An adaptation of the best-selling novel about a young girl (Ziyi Zhang) sold into servitude by her impoverished father.

2.5

Arthur Golden's debut novel, Memoirs of a Geisha was a best seller when released in 1997 and it has finally made it to the big screen. Director, Rob Marshall was hired for the job, on the strength of his previous film, Chicago and he's enlisted the acting talent of three stars of Chinese cinema – Zhang Ziyi (House Of Flying Daggers, 2046), Gong Li (Farewell My Concubine) and Michelle Yeoh (Crouching Tiger Hidden Dragon).

Spanning two decades, Memoirs of A Geisha traces the journey of Chiyo, who at the tender age of nine, is sold by her impoverished father, to a geisha household, which are known as Okiya's. She will eventually be trained as a Geisha, but first must work as a bottom-rung servant and obey the iron fisted, Mother (Kaori Momoi).

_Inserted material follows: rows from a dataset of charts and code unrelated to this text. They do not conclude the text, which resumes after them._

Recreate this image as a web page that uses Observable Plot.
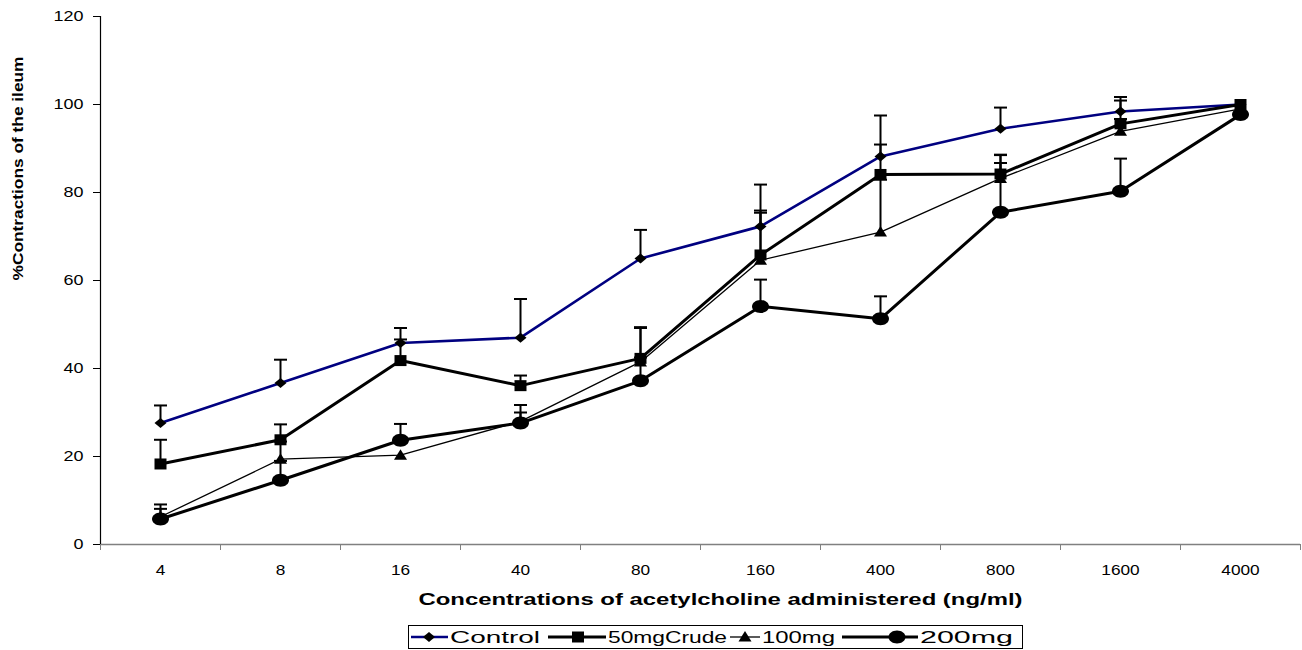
<!DOCTYPE html>
<html>
<head>
<meta charset="utf-8">
<script src="https://cdn.jsdelivr.net/npm/d3@7"></script>
<script src="https://cdn.jsdelivr.net/npm/@observablehq/plot@0.6"></script>
<style>
  html, body { margin: 0; padding: 0; background: #fff; }
  #wrap { position: relative; width: 1302px; height: 650px; font-family: "Liberation Sans", Arial, sans-serif; }
  #chart svg { display: block; }
  #legend { position: absolute; left: 408px; top: 625px; }
</style>
</head>
<body>
<div id="wrap">
  <div id="chart"></div>
  <svg id="legend" width="616" height="25"></svg>
</div>
<script>
// ---- data ----
const concentrations = ["4", "8", "16", "40", "80", "160", "400", "800", "1600", "4000"];
const seriesNames = ["Control", "50mgCrude", "100mg", "200mg"];

const control      = [27.6, 36.7, 45.8, 47.0, 65.0, 72.3, 88.2, 94.5, 98.4, 100];
const controlSem   = [4.0, 5.3, 3.4, 8.8, 6.5, 9.5, 9.3, 4.8, 3.3, null];
const crude50      = [18.3, 23.8, 41.8, 36.1, 42.3, 65.8, 84.1, 84.2, 95.6, 100];
const crude50Sem   = [5.5, 3.5, 4.8, 2.3, 7.1, 9.6, 6.8, 4.4, 1.1, null];
const mg100        = [6.3, 19.4, 20.3, 28.0, 41.5, 64.6, 71.0, 83.2, 93.9, 99.0];
const mg100Sem     = [1.8, 4.0, null, 2.0, 7.7, 11.3, 11.9, 3.5, 7.0, null];
const mg200        = [5.8, 14.6, 23.7, 27.6, 37.2, 54.1, 51.3, 75.5, 80.3, 97.7];
const mg200Sem     = [3.3, 4.4, 3.7, 4.1, 5.3, 6.1, 5.1, 13.0, 7.4, null];

const yTicks = [0, 20, 40, 60, 80, 100, 120];
const xTitle = "Concentrations of acetylcholine administered (ng/ml)";
const yTitle = "%Contractions of the ileum";

// ---- build table ----
const valueSets = [control, crude50, mg100, mg200];
const semSets = [controlSem, crude50Sem, mg100Sem, mg200Sem];
const rows = [];
seriesNames.forEach((s, k) => {
  concentrations.forEach((c, i) => {
    rows.push({series: s, conc: c, idx: i, value: valueSets[k][i], sem: semSets[k][i]});
  });
});
const pos = d => d.idx + 0.5;

// ---- marker shapes ----
function ellipsePath(ctx, rx, ry) {
  const k = 0.5523;
  ctx.moveTo(rx, 0);
  ctx.bezierCurveTo(rx, ry * k, rx * k, ry, 0, ry);
  ctx.bezierCurveTo(-rx * k, ry, -rx, ry * k, -rx, 0);
  ctx.bezierCurveTo(-rx, -ry * k, -rx * k, -ry, 0, -ry);
  ctx.bezierCurveTo(rx * k, -ry, rx, -ry * k, rx, 0);
  ctx.closePath();
}
const symDiamond = {draw(ctx) { ctx.moveTo(0, -5); ctx.lineTo(6, 0); ctx.lineTo(0, 5); ctx.lineTo(-6, 0); ctx.closePath(); }};
const symSquare = {draw(ctx) { ctx.moveTo(-6, -5.5); ctx.lineTo(6, -5.5); ctx.lineTo(6, 5.5); ctx.lineTo(-6, 5.5); ctx.closePath(); }};
const symTriangle = {draw(ctx) { ctx.moveTo(0, -6); ctx.lineTo(6.5, 4.5); ctx.lineTo(-6.5, 4.5); ctx.closePath(); }};
const symCircle = {draw(ctx) { ellipsePath(ctx, 8.5, 6.5); }};
const symCap = {draw(ctx) { ctx.moveTo(-6.5, 0); ctx.lineTo(6.5, 0); }};

const styles = {
  "Control":   {stroke: "#000080", width: 2.6, symbol: symDiamond},
  "50mgCrude": {stroke: "#000000", width: 3.0, symbol: symSquare},
  "100mg":     {stroke: "#000000", width: 1.3, symbol: symTriangle},
  "200mg":     {stroke: "#000000", width: 3.0, symbol: symCircle}
};

const font = '"Liberation Sans", Arial, sans-serif';
const marks = [
  Plot.axisY({ticks: yTicks, tickSize: 7, tickPadding: 10, fontSize: 15, stroke: "#000", label: null}),
  Plot.axisX({ticks: d3.range(0, concentrations.length + 1), tickSize: 6, tickFormat: () => "", stroke: "#808080", label: null}),
  Plot.axisX({ticks: d3.range(concentrations.length).map(i => i + 0.5), tickSize: 0, tickPadding: 20,
              tickFormat: t => concentrations[Math.floor(t)], fontSize: 15, label: null}),
  Plot.ruleY([0], {stroke: "#808080", strokeWidth: 1.6}),
  Plot.ruleX([0], {stroke: "#000", strokeWidth: 1.2})
];
seriesNames.forEach(s => {
  marks.push(Plot.line(rows.filter(d => d.series === s), {x: pos, y: "value", stroke: styles[s].stroke, strokeWidth: styles[s].width, strokeLinejoin: "round"}));
});
const errRows = rows.filter(d => d.sem != null);
marks.push(Plot.ruleX(errRows, {x: pos, y1: "value", y2: d => d.value + d.sem, stroke: "#000", strokeWidth: 2}));
marks.push(Plot.dot(errRows, {x: pos, y: d => d.value + d.sem, symbol: symCap, stroke: "#000", strokeWidth: 2, fill: "none"}));
seriesNames.forEach(s => {
  marks.push(Plot.dot(rows.filter(d => d.series === s), {x: pos, y: "value", symbol: styles[s].symbol, fill: "#000", stroke: "none"}));
});
marks.push(Plot.text([xTitle], {frameAnchor: "bottom", dx: 20, dy: 60, fontWeight: "bold", fontSize: 16, fill: "#000"}));
marks.push(Plot.text([yTitle], {frameAnchor: "left", dx: -82, dy: 0, rotate: -90, fontWeight: "bold", fontSize: 14, fill: "#000"}));

const chart = Plot.plot({
  width: 1302,
  height: 620,
  marginLeft: 100,
  marginRight: 2,
  marginTop: 16,
  marginBottom: 76,
  x: {type: "linear", domain: [0, concentrations.length], axis: null},
  y: {domain: [0, 120], axis: null},
  style: {fontFamily: font, background: "#fff", color: "#000", overflow: "visible"},
  marks
});
document.getElementById("chart").appendChild(chart);

// horizontal stretch of text to mimic the reference
function stretch(sel, factor) {
  sel.each(function() {
    const len = this.getComputedTextLength();
    if (len > 0) {
      this.setAttribute("textLength", (len * factor).toFixed(1));
      this.setAttribute("lengthAdjust", "spacingAndGlyphs");
    }
  });
}
const svgSel = d3.select(chart);
stretch(svgSel.selectAll('g[aria-label="y-axis tick label"] text'), 1.2);
stretch(svgSel.selectAll('g[aria-label="x-axis tick label"] text'), 1.15);
svgSel.selectAll("text").each(function() {
  const t = this.textContent;
  if (t === xTitle) { this.setAttribute("textLength", 604); this.setAttribute("lengthAdjust", "spacingAndGlyphs"); }
  if (t === yTitle) { this.setAttribute("textLength", 224); this.setAttribute("lengthAdjust", "spacingAndGlyphs"); }
});

// ---- legend ----
const leg = d3.select("#legend");
leg.append("rect").attr("x", 0.5).attr("y", 0.5).attr("width", 614).attr("height", 23).attr("fill", "#fff").attr("stroke", "#000").attr("stroke-width", 1);
const legendLayout = [
  {lineX: 3, lineW: 37, markX: 21, textW: 90},
  {lineX: 140, lineW: 58, markX: 170, textW: 119},
  {lineX: 322, lineW: 30, markX: 337, textW: 73},
  {lineX: 434, lineW: 76, markX: 489, textW: 93}
];
seriesNames.forEach((s, k) => {
  const L = legendLayout[k], st = styles[s];
  const g = leg.append("g");
  g.append("line").attr("x1", L.lineX).attr("x2", L.lineX + L.lineW).attr("y1", 12).attr("y2", 12)
    .attr("stroke", st.stroke).attr("stroke-width", st.width);
  g.append("path").attr("d", d3.symbol(st.symbol)()).attr("transform", `translate(${L.markX},12)`).attr("fill", "#000");
  g.append("text").attr("x", L.lineX + L.lineW + 2).attr("y", 12).attr("dy", "0.36em")
    .attr("font-family", font).attr("font-size", 16).attr("fill", "#000")
    .attr("textLength", L.textW).attr("lengthAdjust", "spacingAndGlyphs").text(s);
});
</script>
</body>
</html>
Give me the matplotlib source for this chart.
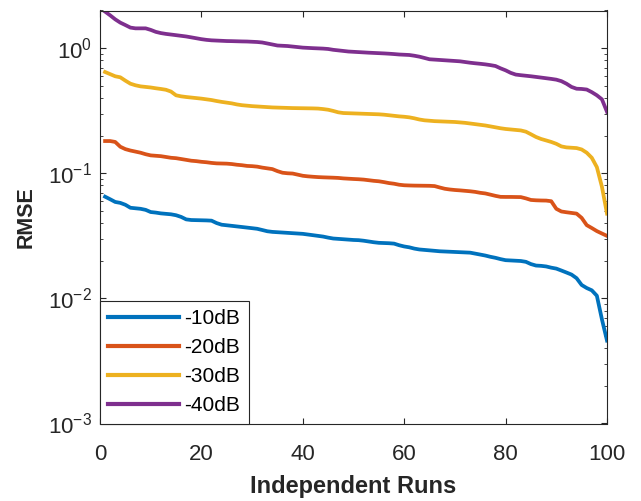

Chiyo soon comes to blows with Hatsumomo (Gong Li), a star geisha, who is threatened by the beauty of the new recruit, recognizing that the young servant could damage her future success. Her hatred for the young servant is compounded, when at the age of 15, Chiyo is taken as a protege by Hatsumomo's main rival, Mameha (Michelle Yeoh). After a quick catch up – learning the art of being a geisha, including mastering an instrument, fan dancing and serving sake, Chiyo emerges as Sayuri, a legendary Geisha, who pines for the man she cannot have – The Chairman (Ken Watanabe). Sayuri's new found success is put on hold when war breaks out.

Marshall's film is sumptuous and the attention to detail, impressive. There's beautiful woman, gorgeous costumes and cherry blossoms aplenty. But spectacular production design can only hold your attention for so long. Unfortunately, Memoirs Of A Geisha is an arduous experience, especially when you're faced with two hours of unsteady acting and an unconvincing, melodramatic plot. The screenplay, by Robin Swicord (Little Women) is far too awkward, the dialogue is hackneyed and Zhang Ziyi and Gong Li both struggle with their English. As a result, Zhang's performance is particularly misplaced. It's too passive and it's almost impossible to feel any pity for her situation. But this is also due to a lack of authenticity. This is Japanese culture filtered through Western eyes that pretends to investigate the culture and the customs, but instead glamorises the tough discipline and sacrifices geishas must endure for their art and it does not delve into what life was really like for these women. It might be that this is one of those books that works only on the page, but my money's on the Hollywood treatment.

While there are some interesting insights, overall this is a fantasy that reduces what was 15 years of work for the author into a cliched epic. At its heart, this is simple love story that doesn't suit such grandiose treatment.